Date Showing Showing On 11, 13, 14 May
Time Showing Monday 6:00pm, Wednesday 4:00pm and 6:30pm, Thursday 6:00pm

BLUE MOON

M 1hrs 40mins
drama | 2025, USA, Ireland | English
Overview

On the evening of March 31, 1943, legendary lyricist Lorenz Hart confronts his shattered self-confidence in Sardi’s bar as his former collaborator, Richard Rodgers, celebrates the opening night of his ground-breaking hit musical, “Oklahoma!”

Warnings

Coarse language and sexual references

Director
Richard Linklater
Original Review
Peter Bradshaw, Guardian
Extracted By
Mark Horner
Featuring
Ethan Hawke, Bobby Cannavale, Andrew Scott

Watch The Trailer

BLUE MOON | Official Trailer (2025)

Storyline (warning: spoilers)

Breaking up with the more prominent partner in a showbiz double act is a hazardous business.
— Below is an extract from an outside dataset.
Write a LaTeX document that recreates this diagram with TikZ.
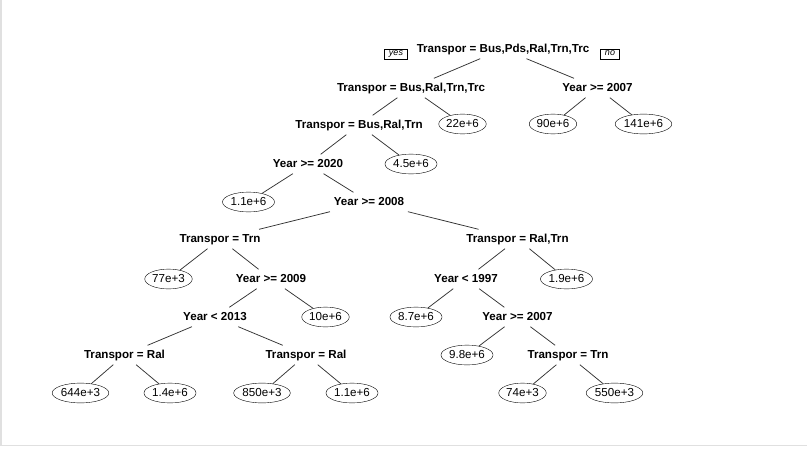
\documentclass[tikz,border=0pt]{standalone}
\usepackage{fontspec}
\setmainfont{Liberation Sans}
\usepackage{xcolor}
\usepackage{tikz}
\usetikzlibrary{positioning,
                shapes}
\tikzstyle{split} = [font=\bfseries\fontsize{11.6}{13}\selectfont,text height=8.5pt,text depth=2.5pt,inner xsep=4pt,inner ysep=4pt]
\tikzstyle{leaf} = [ellipse,draw=black,thin,font=\fontsize{11.6}{13}\selectfont,text height=8.5pt,text depth=2.5pt,inner xsep=0.5pt,inner ysep=1.5pt]
\tikzstyle{tag} = [draw=black,thin,font=\itshape\fontsize{9}{10}\selectfont,text height=5.5pt,text depth=2pt,inner xsep=4.5pt,inner ysep=1pt]
\tikzstyle{branch} = [draw=black!80,line width=0.75pt]

\begin{document}
\begin{tikzpicture}[x=1pt,y=-1pt]
        \useasboundingbox (0,0) rectangle (807,448);
        \draw[black!12,line width=1.5pt] (0.8,0) -- (0.8,445.5) -- (807,445.5);

        % splits
        \node[split] (sp1) at (503,49) {Transpor = Bus,Pds,Ral,Trn,Trc};
        \node[tag] (yes) at (396,54) {yes};
        \node[tag] (no) at (610,54) {no};
        \node[split] (sp2) at (411,88) {Transpor = Bus,Ral,Trn,Trc};
        \node[split] (sp3) at (597.5,88) {Year >= 2007};
        \node[split] (sp4) at (359,125) {Transpor = Bus,Ral,Trn};
        \node[split] (sp5) at (308,164) {Year >= 2020};
        \node[split] (sp6) at (369,202) {Year >= 2008};
        \node[split] (sp7) at (220,239) {Transpor = Trn};
        \node[split] (sp8) at (517.5,239) {Transpor = Ral,Trn};
        \node[split] (sp9) at (271,279) {Year >= 2009};
        \node[split] (sp10) at (466,279) {Year < 1997};
        \node[split] (sp11) at (215,317) {Year < 2013};
        \node[split] (sp12) at (517.5,317) {Year >= 2007};
        \node[split] (sp13) at (124.5,355) {Transpor = Ral};
        \node[split] (sp14) at (306,355) {Transpor = Ral};
        \node[split] (sp15) at (568,355) {Transpor = Trn};

        % leaves
        \node[leaf] (lf1) at (462.5,124) {22e+6};
        \node[leaf] (lf2) at (553,124) {90e+6};
        \node[leaf] (lf3) at (643.5,124) {141e+6};
        \node[leaf] (lf4) at (411,164) {4.5e+6};
        \node[leaf] (lf5) at (248.5,202) {1.1e+6};
        \node[leaf] (lf6) at (168.5,279) {77e+3};
        \node[leaf] (lf7) at (566.5,279) {1.9e+6};
        \node[leaf] (lf8) at (325.5,317) {10e+6};
        \node[leaf] (lf9) at (416,317) {8.7e+6};
        \node[leaf] (lf10) at (467,355) {9.8e+6};
        \node[leaf] (lf11) at (80.5,393) {644e+3};
        \node[leaf] (lf12) at (170,393) {1.4e+6};
        \node[leaf] (lf13) at (262,393) {850e+3};
        \node[leaf] (lf14) at (352,393) {1.1e+6};
        \node[leaf] (lf15) at (522.5,393) {74e+3};
        \node[leaf] (lf16) at (614.5,393) {550e+3};

        % branches
        \draw[branch] (sp1) -- (sp2);
        \draw[branch] (sp1) -- (sp3);
        \draw[branch] (sp2) -- (sp4);
        \draw[branch] (sp2) -- (lf1);
        \draw[branch] (sp3) -- (lf2);
        \draw[branch] (sp3) -- (lf3);
        \draw[branch] (sp4) -- (sp5);
        \draw[branch] (sp4) -- (lf4);
        \draw[branch] (sp5) -- (lf5);
        \draw[branch] (sp5) -- (sp6);
        \draw[branch] (sp6) -- (sp7);
        \draw[branch] (sp6) -- (sp8);
        \draw[branch] (sp7) -- (lf6);
        \draw[branch] (sp7) -- (sp9);
        \draw[branch] (sp9) -- (sp11);
        \draw[branch] (sp9) -- (lf8);
        \draw[branch] (sp11) -- (sp13);
        \draw[branch] (sp11) -- (sp14);
        \draw[branch] (sp13) -- (lf11);
        \draw[branch] (sp13) -- (lf12);
        \draw[branch] (sp14) -- (lf13);
        \draw[branch] (sp14) -- (lf14);
        \draw[branch] (sp8) -- (sp10);
        \draw[branch] (sp8) -- (lf7);
        \draw[branch] (sp10) -- (lf9);
        \draw[branch] (sp10) -- (sp12);
        \draw[branch] (sp12) -- (lf10);
        \draw[branch] (sp12) -- (sp15);
        \draw[branch] (sp15) -- (lf15);
        \draw[branch] (sp15) -- (lf16);
    \end{tikzpicture}
\end{document}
Larry David did it. So did Andrew Ridgeley. Now this witty and heartbreakingly sad chamber piece from screenwriter Robert Kaplow and director Richard Linklater tells the all but unbearable story of Broadway lyricist Lorenz Hart just after his split from Richard Rodgers.
He is played with campy brilliance, an unspeakable combover and fake smallness by Ethan Hawke who gets big, world-weary laughs with Hart’s riffs on the hidden gayness of the movie Casablanca and the cheerily upbeat musical he’s just been to see, with all the lasso-twirling cowboys; he acidly calls it Okla-homo.
As part of the legendary Broadway songwriting team with composer Rodgers, Hart was responsible for matchless numbers like ‘The Lady Is a Tramp, ‘Manhattan’, ‘My Funny Valentine’ and of course ‘Blue Moon’.
But exasperated with Hart’s alcoholism, unreliability and depressive outbursts, Rodgers broke with him and partnered with Oscar Hammerstein II to write Oklahoma!
The movie imagines the deeply depressed Hart in Oklahoma!’s first-night New York audience in 1943, looking on with envious despair as the show proceeds, despising its bland sentimentality, hating the exclamation mark at the end of the title, but heartsinkingly aware of how lethally effective it is. He knows a hit when he sees one – and feels himself descending into failure. Yet at some level, Hart is defiantly aware that what he has achieved will survive. It’s a terrific performance from Hawke. This could be a stage musical – but who will write the songs?